- **WORK INSTRUCTIONS**:
Return each line of the data below exactly, omitting any pictures.
START
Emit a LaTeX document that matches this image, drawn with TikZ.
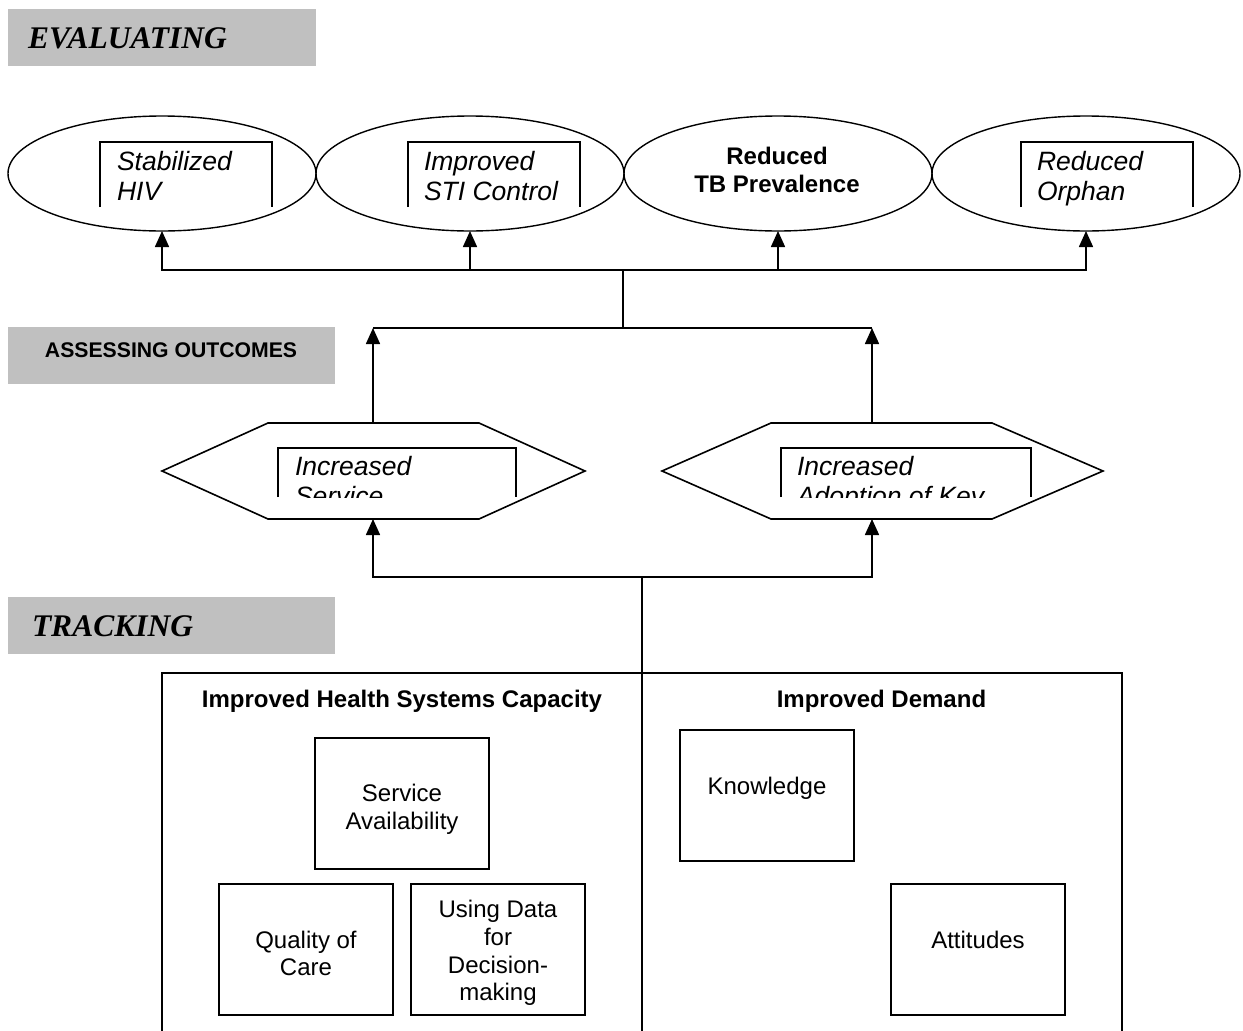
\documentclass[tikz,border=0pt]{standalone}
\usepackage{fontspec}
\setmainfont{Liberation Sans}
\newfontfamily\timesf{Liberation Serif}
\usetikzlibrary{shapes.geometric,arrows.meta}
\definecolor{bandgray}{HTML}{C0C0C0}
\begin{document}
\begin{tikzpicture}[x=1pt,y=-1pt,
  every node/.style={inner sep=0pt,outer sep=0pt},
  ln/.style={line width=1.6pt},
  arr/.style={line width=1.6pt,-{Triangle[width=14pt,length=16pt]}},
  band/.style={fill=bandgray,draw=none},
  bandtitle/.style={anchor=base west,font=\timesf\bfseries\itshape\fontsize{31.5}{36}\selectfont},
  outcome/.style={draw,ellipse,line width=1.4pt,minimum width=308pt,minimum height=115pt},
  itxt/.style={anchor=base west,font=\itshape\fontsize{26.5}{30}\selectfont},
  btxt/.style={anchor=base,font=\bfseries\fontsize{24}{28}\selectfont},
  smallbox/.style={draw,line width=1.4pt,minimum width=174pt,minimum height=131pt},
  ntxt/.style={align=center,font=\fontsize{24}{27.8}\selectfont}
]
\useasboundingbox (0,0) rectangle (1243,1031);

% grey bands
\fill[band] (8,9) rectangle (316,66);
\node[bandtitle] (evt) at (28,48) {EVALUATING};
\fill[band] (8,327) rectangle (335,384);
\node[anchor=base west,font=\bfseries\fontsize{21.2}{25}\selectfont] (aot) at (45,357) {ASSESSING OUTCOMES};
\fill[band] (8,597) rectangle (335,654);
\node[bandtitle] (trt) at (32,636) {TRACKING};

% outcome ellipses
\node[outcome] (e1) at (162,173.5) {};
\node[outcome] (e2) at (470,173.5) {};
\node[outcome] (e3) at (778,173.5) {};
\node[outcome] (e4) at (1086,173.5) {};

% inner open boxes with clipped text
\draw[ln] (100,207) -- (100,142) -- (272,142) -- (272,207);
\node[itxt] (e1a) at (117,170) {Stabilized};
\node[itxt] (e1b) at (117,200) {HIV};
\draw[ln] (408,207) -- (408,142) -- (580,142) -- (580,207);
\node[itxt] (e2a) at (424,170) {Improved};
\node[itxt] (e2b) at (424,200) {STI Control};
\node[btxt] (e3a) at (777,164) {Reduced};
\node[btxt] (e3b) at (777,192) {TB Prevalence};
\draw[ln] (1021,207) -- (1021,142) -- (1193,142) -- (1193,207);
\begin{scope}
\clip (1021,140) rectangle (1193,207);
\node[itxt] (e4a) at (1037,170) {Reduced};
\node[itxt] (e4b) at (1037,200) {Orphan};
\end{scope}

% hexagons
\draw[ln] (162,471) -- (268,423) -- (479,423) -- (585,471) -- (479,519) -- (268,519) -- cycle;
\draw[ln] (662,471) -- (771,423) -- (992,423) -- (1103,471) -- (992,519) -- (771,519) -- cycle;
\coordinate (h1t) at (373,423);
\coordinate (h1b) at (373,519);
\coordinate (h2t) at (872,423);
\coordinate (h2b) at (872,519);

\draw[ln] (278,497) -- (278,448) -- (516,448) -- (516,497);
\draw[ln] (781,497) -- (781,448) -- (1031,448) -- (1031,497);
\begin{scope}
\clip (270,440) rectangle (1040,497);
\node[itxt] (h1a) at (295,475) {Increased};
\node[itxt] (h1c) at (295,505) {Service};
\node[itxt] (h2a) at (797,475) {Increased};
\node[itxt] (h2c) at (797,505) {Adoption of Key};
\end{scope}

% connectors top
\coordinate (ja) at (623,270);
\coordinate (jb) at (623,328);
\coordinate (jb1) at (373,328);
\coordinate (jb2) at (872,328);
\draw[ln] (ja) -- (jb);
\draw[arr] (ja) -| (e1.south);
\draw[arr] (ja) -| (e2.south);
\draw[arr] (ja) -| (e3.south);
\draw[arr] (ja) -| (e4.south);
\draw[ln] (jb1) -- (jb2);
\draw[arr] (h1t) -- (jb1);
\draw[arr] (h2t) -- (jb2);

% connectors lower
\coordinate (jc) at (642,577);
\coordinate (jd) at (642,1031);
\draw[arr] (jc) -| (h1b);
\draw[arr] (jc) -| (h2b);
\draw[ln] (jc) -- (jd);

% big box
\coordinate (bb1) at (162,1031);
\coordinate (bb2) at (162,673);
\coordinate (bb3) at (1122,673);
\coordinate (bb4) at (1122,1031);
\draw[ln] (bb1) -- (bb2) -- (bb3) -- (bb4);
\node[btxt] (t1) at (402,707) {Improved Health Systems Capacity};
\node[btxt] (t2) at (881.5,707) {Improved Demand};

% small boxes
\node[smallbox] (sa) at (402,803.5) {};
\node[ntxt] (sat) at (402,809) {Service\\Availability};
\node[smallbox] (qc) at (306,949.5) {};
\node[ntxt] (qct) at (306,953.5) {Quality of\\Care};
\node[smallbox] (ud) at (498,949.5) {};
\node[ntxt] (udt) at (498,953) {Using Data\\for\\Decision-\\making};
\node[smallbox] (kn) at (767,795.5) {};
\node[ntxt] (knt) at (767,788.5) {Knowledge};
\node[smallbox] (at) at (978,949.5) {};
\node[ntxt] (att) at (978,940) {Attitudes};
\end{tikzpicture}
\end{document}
END
- **FULL RESPONSE**:
Emit a LaTeX document that matches this image, drawn with TikZ.
\documentclass[tikz,border=0pt]{standalone}
\usepackage{fontspec}
\setmainfont{Liberation Sans}
\newfontfamily\timesf{Liberation Serif}
\usetikzlibrary{shapes.geometric,arrows.meta}
\definecolor{bandgray}{HTML}{C0C0C0}
\begin{document}
\begin{tikzpicture}[x=1pt,y=-1pt,
  every node/.style={inner sep=0pt,outer sep=0pt},
  ln/.style={line width=1.6pt},
  arr/.style={line width=1.6pt,-{Triangle[width=14pt,length=16pt]}},
  band/.style={fill=bandgray,draw=none},
  bandtitle/.style={anchor=base west,font=\timesf\bfseries\itshape\fontsize{31.5}{36}\selectfont},
  outcome/.style={draw,ellipse,line width=1.4pt,minimum width=308pt,minimum height=115pt},
  itxt/.style={anchor=base west,font=\itshape\fontsize{26.5}{30}\selectfont},
  btxt/.style={anchor=base,font=\bfseries\fontsize{24}{28}\selectfont},
  smallbox/.style={draw,line width=1.4pt,minimum width=174pt,minimum height=131pt},
  ntxt/.style={align=center,font=\fontsize{24}{27.8}\selectfont}
]
\useasboundingbox (0,0) rectangle (1243,1031);

% grey bands
\fill[band] (8,9) rectangle (316,66);
\node[bandtitle] (evt) at (28,48) {EVALUATING};
\fill[band] (8,327) rectangle (335,384);
\node[anchor=base west,font=\bfseries\fontsize{21.2}{25}\selectfont] (aot) at (45,357) {ASSESSING OUTCOMES};
\fill[band] (8,597) rectangle (335,654);
\node[bandtitle] (trt) at (32,636) {TRACKING};

% outcome ellipses
\node[outcome] (e1) at (162,173.5) {};
\node[outcome] (e2) at (470,173.5) {};
\node[outcome] (e3) at (778,173.5) {};
\node[outcome] (e4) at (1086,173.5) {};

% inner open boxes with clipped text
\draw[ln] (100,207) -- (100,142) -- (272,142) -- (272,207);
\node[itxt] (e1a) at (117,170) {Stabilized};
\node[itxt] (e1b) at (117,200) {HIV};
\draw[ln] (408,207) -- (408,142) -- (580,142) -- (580,207);
\node[itxt] (e2a) at (424,170) {Improved};
\node[itxt] (e2b) at (424,200) {STI Control};
\node[btxt] (e3a) at (777,164) {Reduced};
\node[btxt] (e3b) at (777,192) {TB Prevalence};
\draw[ln] (1021,207) -- (1021,142) -- (1193,142) -- (1193,207);
\begin{scope}
\clip (1021,140) rectangle (1193,207);
\node[itxt] (e4a) at (1037,170) {Reduced};
\node[itxt] (e4b) at (1037,200) {Orphan};
\end{scope}

% hexagons
\draw[ln] (162,471) -- (268,423) -- (479,423) -- (585,471) -- (479,519) -- (268,519) -- cycle;
\draw[ln] (662,471) -- (771,423) -- (992,423) -- (1103,471) -- (992,519) -- (771,519) -- cycle;
\coordinate (h1t) at (373,423);
\coordinate (h1b) at (373,519);
\coordinate (h2t) at (872,423);
\coordinate (h2b) at (872,519);

\draw[ln] (278,497) -- (278,448) -- (516,448) -- (516,497);
\draw[ln] (781,497) -- (781,448) -- (1031,448) -- (1031,497);
\begin{scope}
\clip (270,440) rectangle (1040,497);
\node[itxt] (h1a) at (295,475) {Increased};
\node[itxt] (h1c) at (295,505) {Service};
\node[itxt] (h2a) at (797,475) {Increased};
\node[itxt] (h2c) at (797,505) {Adoption of Key};
\end{scope}

% connectors top
\coordinate (ja) at (623,270);
\coordinate (jb) at (623,328);
\coordinate (jb1) at (373,328);
\coordinate (jb2) at (872,328);
\draw[ln] (ja) -- (jb);
\draw[arr] (ja) -| (e1.south);
\draw[arr] (ja) -| (e2.south);
\draw[arr] (ja) -| (e3.south);
\draw[arr] (ja) -| (e4.south);
\draw[ln] (jb1) -- (jb2);
\draw[arr] (h1t) -- (jb1);
\draw[arr] (h2t) -- (jb2);

% connectors lower
\coordinate (jc) at (642,577);
\coordinate (jd) at (642,1031);
\draw[arr] (jc) -| (h1b);
\draw[arr] (jc) -| (h2b);
\draw[ln] (jc) -- (jd);

% big box
\coordinate (bb1) at (162,1031);
\coordinate (bb2) at (162,673);
\coordinate (bb3) at (1122,673);
\coordinate (bb4) at (1122,1031);
\draw[ln] (bb1) -- (bb2) -- (bb3) -- (bb4);
\node[btxt] (t1) at (402,707) {Improved Health Systems Capacity};
\node[btxt] (t2) at (881.5,707) {Improved Demand};

% small boxes
\node[smallbox] (sa) at (402,803.5) {};
\node[ntxt] (sat) at (402,809) {Service\\Availability};
\node[smallbox] (qc) at (306,949.5) {};
\node[ntxt] (qct) at (306,953.5) {Quality of\\Care};
\node[smallbox] (ud) at (498,949.5) {};
\node[ntxt] (udt) at (498,953) {Using Data\\for\\Decision-\\making};
\node[smallbox] (kn) at (767,795.5) {};
\node[ntxt] (knt) at (767,788.5) {Knowledge};
\node[smallbox] (at) at (978,949.5) {};
\node[ntxt] (att) at (978,940) {Attitudes};
\end{tikzpicture}
\end{document}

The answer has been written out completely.